È così che si salutano anche il pomeriggio del 9 novembre, quando Angela commenta insieme alla madre la conferenza stampa di Günter Schabowski, ministro della Propaganda della Repubblica Democratica Tedesca. In quella stringata comunicazione, Schabowski aveva parlato delle nuove regole di viaggio predisposte dal governo della Ddr. In pratica, spiegava, ogni berlinese dell’Est avrebbe potuto richiedere un permesso per attraversare il Muro. Era stata una decisione presa in tutta fretta dal neopresidente Egon Krenz, che aveva sostituito meno di un mese prima lo storico leader della Germania comunista Eric Honecker. «Se sono stato informato correttamente, quest’ordine diventa efficace immediatamente», aveva detto Schabowski. Ma quel giorno era giovedì e Angela aveva in programma, come al solito, una sauna con un’amica.

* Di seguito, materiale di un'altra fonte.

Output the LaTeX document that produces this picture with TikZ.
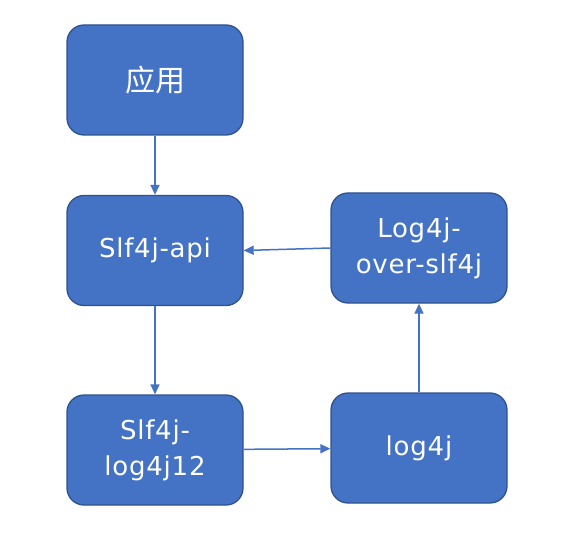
\documentclass[tikz,border=0pt]{standalone}
\usepackage{fontspec}
\setmainfont[LetterSpace=3]{DejaVu Sans}
\newfontfamily\cjk{Noto Sans CJK SC}
\usetikzlibrary{arrows.meta}
\definecolor{boxfill}{HTML}{4472C4}
\definecolor{boxline}{HTML}{2F528F}
\begin{document}
\begin{tikzpicture}[x=1pt,y=-1pt,
  blk/.style={draw=boxline, line width=1.3pt, fill=boxfill, rounded corners=17pt,
    minimum width=176pt, minimum height=110pt, text=white, align=center,
    font=\fontsize{26}{36}\selectfont, inner sep=0pt},
  conn/.style={draw=boxfill, line width=1.5pt, -{Triangle[length=10pt,width=9pt]}}]
\useasboundingbox (0,0) rectangle (570,540);
\node[blk] (app) at (155,80) {\cjk\fontsize{30}{36}\selectfont 应用};
\node[blk] (api) at (155,250.5) {Slf4j-api};
\node[blk] (bind) at (155,450) {Slf4j-\\log4j12};
\node[blk] (log) at (419,448) {log4j};
\node[blk] (over) at (419,248) {Log4j-\\over-slf4j};
\draw[conn] (app) -- (api);
\draw[conn] (api) -- (bind);
\draw[conn] (bind) -- (log);
\draw[conn] (log) -- (over);
\draw[conn] (over.west) -- (api.east);
\end{tikzpicture}
\end{document}
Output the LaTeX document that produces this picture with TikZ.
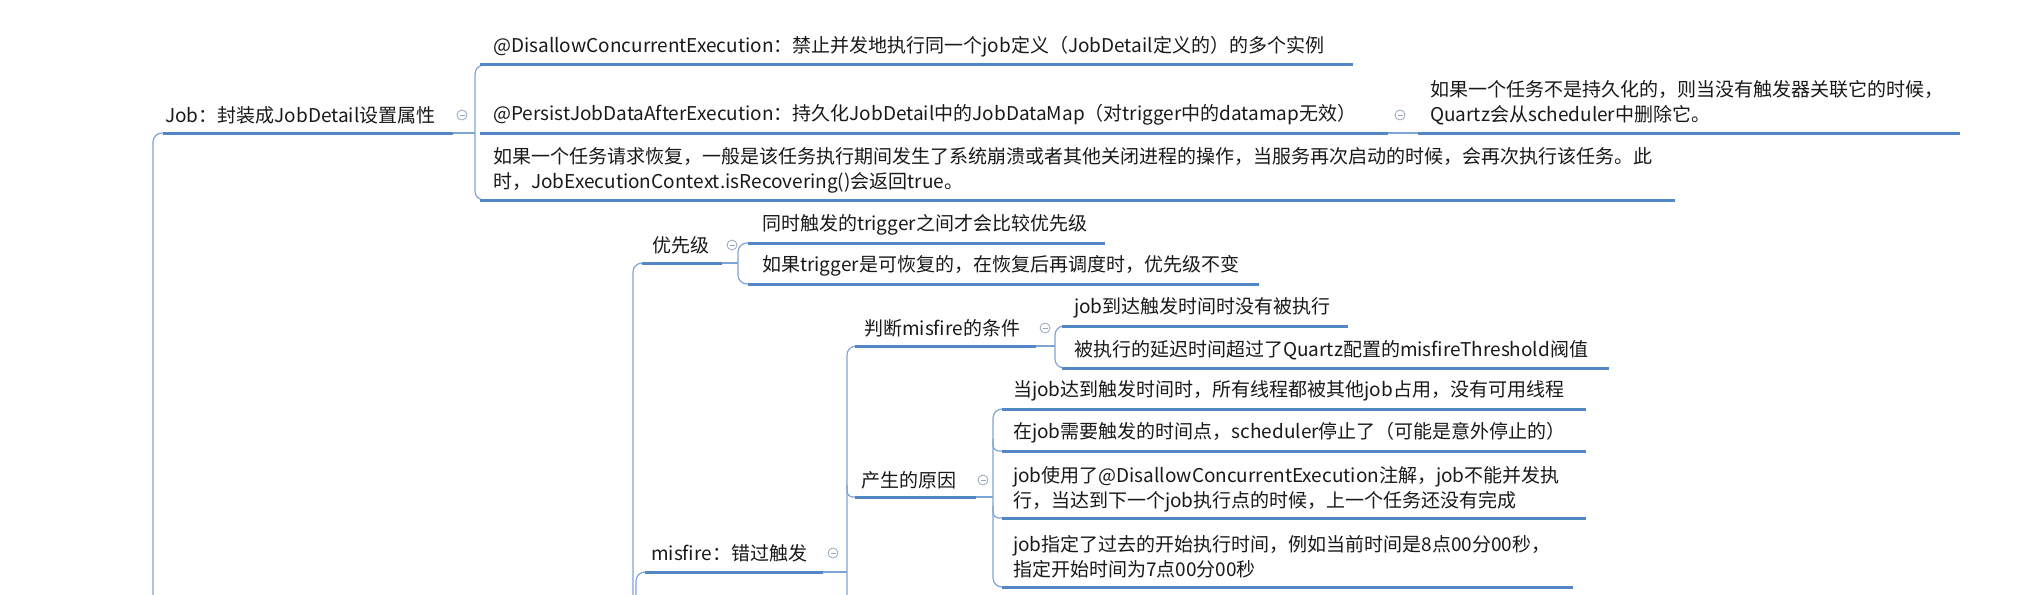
\documentclass[tikz,border=0pt]{standalone}
\usepackage{fontspec}
\setmainfont{Noto Sans CJK SC}
\usepackage{tikz}
\definecolor{ulblue}{RGB}{84,135,200}
\definecolor{lnblue}{RGB}{128,163,214}
\definecolor{foldgray}{RGB}{150,166,188}
\definecolor{ink}{RGB}{25,25,25}
\tikzset{
  topic/.style={anchor=west, inner sep=0pt, align=left, text=ink, font=\fontsize{19}{25}\selectfont},
  uline/.style={draw=ulblue, line width=3pt},
  conn/.style={draw=lnblue, line width=1.2pt, rounded corners=9pt},
  fold/.style={circle, draw=foldgray, line width=0.8pt, minimum size=10pt, inner sep=0pt,
    path picture={\draw[foldgray, line width=0.8pt] ([xshift=-2.5pt]path picture bounding box.center) -- ([xshift=2.5pt]path picture bounding box.center);}}
}

\begin{document}
\begin{tikzpicture}[x=1pt, y=-1pt]
            \useasboundingbox (0,0) rectangle (2028,594);
            \draw[conn] (153,600) |- (175,133);
            \draw[conn] (453,133) -- (475,133);
            \draw[conn] (492,65) -| (475,133) |- (492,200);
            \draw[conn] (1388,133) -- (1418,133);
            \draw[conn] (633,600) |- (655,263);
            \draw[conn] (722,263) -- (738,263);
            \draw[conn] (755,243) -| (738,263) |- (755,284);
            \draw[conn] (636,600) |- (655,572);
            \draw[conn] (823,572) -- (847,572);
            \draw[conn] (847,600) |- (867,346);
            \draw[conn, rounded corners=6pt] (847,485) |- (860,497);
            \draw[conn] (1036,346) -- (1055,346);
            \draw[conn] (1072,326) -| (1055,346) |- (1072,368);
            \draw[conn] (976,497) -- (993,497);
            \draw[conn] (1010,409) -| (993,497) |- (1010,587);
            \draw[conn, rounded corners=6pt] (993,439) |- (1006,451);
            \draw[conn, rounded corners=6pt] (993,506) |- (1006,518);
            \draw[uline] (163,133) -- (453,133);
            \draw[uline] (480,65) -- (1353,65);
            \draw[uline] (480,133) -- (1388,133);
            \draw[uline] (1418,133) -- (1960,133);
            \draw[uline] (480,200) -- (1675,200);
            \draw[uline] (642,263) -- (722,263);
            \draw[uline] (748,243) -- (1105,243);
            \draw[uline] (748,284) -- (1259,284);
            \draw[uline] (645,572) -- (823,572);
            \draw[uline] (855,346) -- (1036,346);
            \draw[uline] (1062,326) -- (1348,326);
            \draw[uline] (1062,368) -- (1609,368);
            \draw[uline] (855,497) -- (976,497);
            \draw[uline] (1002,409) -- (1586,409);
            \draw[uline] (1002,451) -- (1586,451);
            \draw[uline] (1002,518) -- (1586,518);
            \draw[uline] (1002,587) -- (1573,587);
            \node[topic] (job) at (165,115) {Job：封装成JobDetail设置属性};
            \node[topic] (disallow) at (493,47) {@DisallowConcurrentExecution：禁止并发地执行同一个job定义（JobDetail定义的）的多个实例};
            \node[topic] (persist) at (493,115) {@PersistJobDataAfterExecution：持久化JobDetail中的JobDataMap（对trigger中的datamap无效）};
            \node[topic] (recover) at (493,170) {如果一个任务请求恢复，一般是该任务执行期间发生了系统崩溃或者其他关闭进程的操作，当服务再次启动的时候，会再次执行该任务。此\\时，JobExecutionContext.isRecovering()会返回true。};
            \node[topic] (persistnote) at (1430,102.5) {如果一个任务不是持久化的，则当没有触发器关联它的时候，\\Quartz会从scheduler中删除它。};
            \node[topic] (prio) at (652,245) {优先级};
            \node[topic] (prio1) at (762,225) {同时触发的trigger之间才会比较优先级};
            \node[topic] (prio2) at (762,266) {如果trigger是可恢复的，在恢复后再调度时，优先级不变};
            \node[topic] (judge) at (864,328) {判断misfire的条件};
            \node[topic] (judge1) at (1074,308) {job到达触发时间时没有被执行};
            \node[topic] (judge2) at (1074,350) {被执行的延迟时间超过了Quartz配置的misfireThreshold阀值};
            \node[topic] (cause) at (861,480) {产生的原因};
            \node[topic] (cause1) at (1013,391) {当job达到触发时间时，所有线程都被其他job占用，没有可用线程};
            \node[topic] (cause2) at (1013,433) {在job需要触发的时间点，scheduler停止了（可能是意外停止的）};
            \node[topic] (cause3) at (1013,489.5) {job使用了@DisallowConcurrentExecution注解，job不能并发执\\行，当达到下一个job执行点的时候，上一个任务还没有完成};
            \node[topic] (cause4) at (1013,556.5) {job指定了过去的开始执行时间，例如当前时间是8点00分00秒，\\指定开始时间为7点00分00秒};
            \node[topic] (misfire) at (651,553) {misfire：错过触发};
            \node[fold] (jobf) at (462,115) {};
            \node[fold] (persistf) at (1400,115) {};
            \node[fold] (priof) at (732,245) {};
            \node[fold] (judgef) at (1045,328) {};
            \node[fold] (causef) at (983,480) {};
            \node[fold] (misfiref) at (833,553) {};
            \end{tikzpicture}
\end{document}
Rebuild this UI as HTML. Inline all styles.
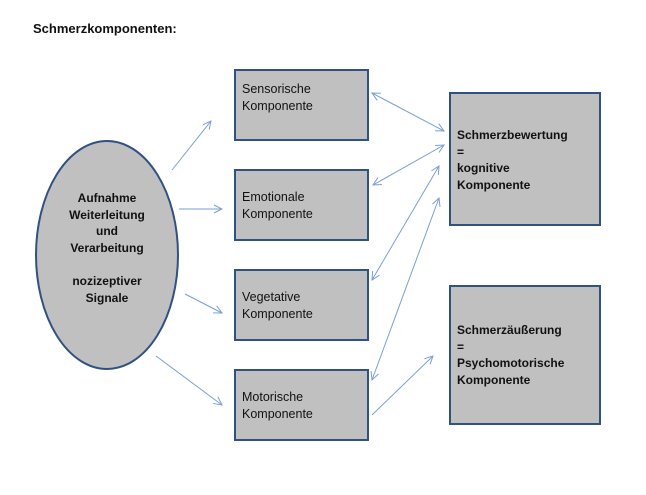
<!DOCTYPE html>
<html><head><meta charset="utf-8"><style>
html,body{margin:0;padding:0;background:#fff;}
svg{display:block;}
text{font-family:"Liberation Sans",sans-serif;font-size:12.5px;fill:#111;}
.b{font-weight:bold;font-size:12px;}
</style></head><body>
<svg width="646" height="495" viewBox="0 0 646 495" xmlns="http://www.w3.org/2000/svg">
<defs>
<marker id="a" markerWidth="10" markerHeight="10" refX="9" refY="5" orient="auto-start-reverse" markerUnits="userSpaceOnUse">
<path d="M1,1 L9,5 L1,9" fill="none" stroke="#7a9fd4" stroke-width="1"/>
</marker>
</defs>
<text x="33" y="33" class="b" style="font-size:13px">Schmerzkomponenten:</text>
<ellipse cx="107" cy="255" rx="71" ry="114" fill="#c0c0c0" stroke="#2f5283" stroke-width="2"/>
<g text-anchor="middle" class="b">
<text x="107" y="202" class="b">Aufnahme</text>
<text x="107" y="219" class="b">Weiterleitung</text>
<text x="107" y="235" class="b">und</text>
<text x="107" y="252" class="b">Verarbeitung</text>
<text x="107" y="285" class="b">nozizeptiver</text>
<text x="107" y="302" class="b">Signale</text>
</g>
<g fill="#c0c0c0" stroke="#2f5283" stroke-width="2">
<rect x="235" y="70" width="133" height="70"/>
<rect x="235" y="170" width="133" height="70"/>
<rect x="235" y="270" width="133" height="70"/>
<rect x="235" y="370" width="133" height="70"/>
<rect x="450" y="93" width="150" height="132"/>
<rect x="450" y="286" width="150" height="138"/>
</g>
<text x="242" y="93">Sensorische</text><text x="242" y="110">Komponente</text>
<text x="242" y="201">Emotionale</text><text x="242" y="218">Komponente</text>
<text x="242" y="301">Vegetative</text><text x="242" y="318">Komponente</text>
<text x="242" y="401">Motorische</text><text x="242" y="418">Komponente</text>
<text x="457" y="139" class="b">Schmerzbewertung</text>
<text x="457" y="156" class="b">=</text>
<text x="457" y="172" class="b">kognitive</text>
<text x="457" y="189" class="b">Komponente</text>
<text x="457" y="334" class="b">Schmerzäußerung</text>
<text x="457" y="351" class="b">=</text>
<text x="457" y="367" class="b">Psychomotorische</text>
<text x="457" y="384" class="b">Komponente</text>
<g stroke="#7a9fd4" stroke-width="1" fill="none">
<line x1="172" y1="170" x2="211" y2="121" marker-end="url(#a)"/>
<line x1="179" y1="209" x2="222" y2="209" marker-end="url(#a)"/>
<line x1="185" y1="294" x2="222" y2="313" marker-end="url(#a)"/>
<line x1="156" y1="356" x2="222" y2="405" marker-end="url(#a)"/>
<line x1="372" y1="93" x2="444" y2="131" marker-start="url(#a)" marker-end="url(#a)"/>
<line x1="373" y1="185" x2="444" y2="145" marker-start="url(#a)" marker-end="url(#a)"/>
<line x1="372" y1="280" x2="439" y2="166" marker-start="url(#a)" marker-end="url(#a)"/>
<line x1="372" y1="380" x2="439" y2="198" marker-start="url(#a)" marker-end="url(#a)"/>
<line x1="372" y1="415" x2="433" y2="356" marker-end="url(#a)"/>
</g>
</svg>
</body></html>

Quella sera Angela finisce a bere birra a Berlino Ovest ospite di sconosciuti che hanno aperto le porte delle loro case ai cittadini dell’Est semplicemente per festeggiare la riunificazione della città. Un mese dopo lavora come addetta stampa di Risveglio democratico, la piattaforma politica di Rainer Eppelmann, poi diventa portavoce di Lothar de Maizière, il primo e ultimo presidente democraticamente eletto della Repubblica Democratica Tedesca, il 12 aprile 1990. Pochi mesi più tardi si prende il collegio del Meclenburgo-Pomerania lasciato libero proprio da de Maizière, che si scopre essere stato un informatore della Stasi. A dicembre del 1990, tredici mesi dopo la caduta del Muro, siede già nel Bundestag e il 18 gennaio del 1991 è nominata ministro delle Donne e della gioventù del terzo governo Kohl. Verso quel centro che non abbandonerà mai più. Perché in fondo, semplicemente, il centro è lei.